The CEO who best personified this ideology was Jack Welch, who helmed General Electric from 1981 to 2001...But a corporation can run on past innovation only for so long. In 2018, after over 100 years of prestige, GE was dropped from the Dow Jones Industrial Average because of the work Welch did to hollow it out.

In 2019, the Business Roundtable, an advocacy group formed in the 1970s for corporations, read the populist tea leaves and published a statement that said the purpose of a corporation was to serve all stakeholders, “customers, employees, suppliers, communities and shareholders.”

But more fundamentally, it will take a total rethink of America’s corporate incentive structure. Instead of favoring shareholders and playing a quarterly game with Wall Street, C-suites should prioritize sustainable, long-term businesses that employ as many productive workers as possible.

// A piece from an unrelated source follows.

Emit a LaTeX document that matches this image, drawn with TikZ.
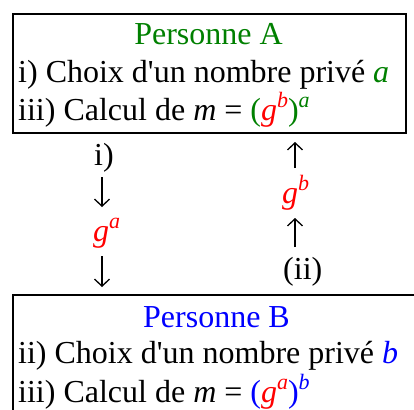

This all makes sense... Companies trade with market caps 20X their yearly earnings and get huge subsidies/bailouts from the government. Why would they court customers when the real money is in courting financial institutions.
I'm pretty sure buybacks have become so popular just because the tax structure incentivizes them over dividends. Although even if that were fixed, it likely means too much money going to investors and not enough to employees or product-quality.
Buybacks being more tax efficient are a part of the story, but I don't think that's the primary reason companies use them. They're also a lot more flexible. If you pay a dividend you set the expectation that you will continue to pay that dividend and cutting the dividend crushes your share price. Buybacks don't carry the same expectation so in lean times you're not forced to signal to the market that management is not confident in the company's future earnings. They also offer a way of artificially propping up the company's stock price in bad times by using cash reserves to buy back shares. They also artificially increase earnings per share and a lot of executives have bonus targets tied to that.
You either do industry or finance. If the general trend, not only Boeing was this:

> Money that could have been spent investing in workers or products instead went straight to investors

then you were doing finance.

So you pillage company after company and you couldn't care less about them, much like companies are said not to care much about the people working for them.

Then those pillaged companies start to fail at delivering good products because they don't have the resources to build them or the board doesn't actually care about products. They coasts and run on fumes for a while, then fail. Finance moves on to the next victims.

You apply this to a whole country and you eventually have some very rich people in a country without a meaningful industrial base and a lot of very poor people around you. Maybe you move to some paradise abroad where poor and angry people can't touch you. You left a wasteland behind. Congratulations. You won the game or you lost it, it depends on what was the game.

Replacing egalitarian hiring policies with diversity hires is the main problem. Did they start it because of greed? Maybe, however they should realize by now that it doesn't work.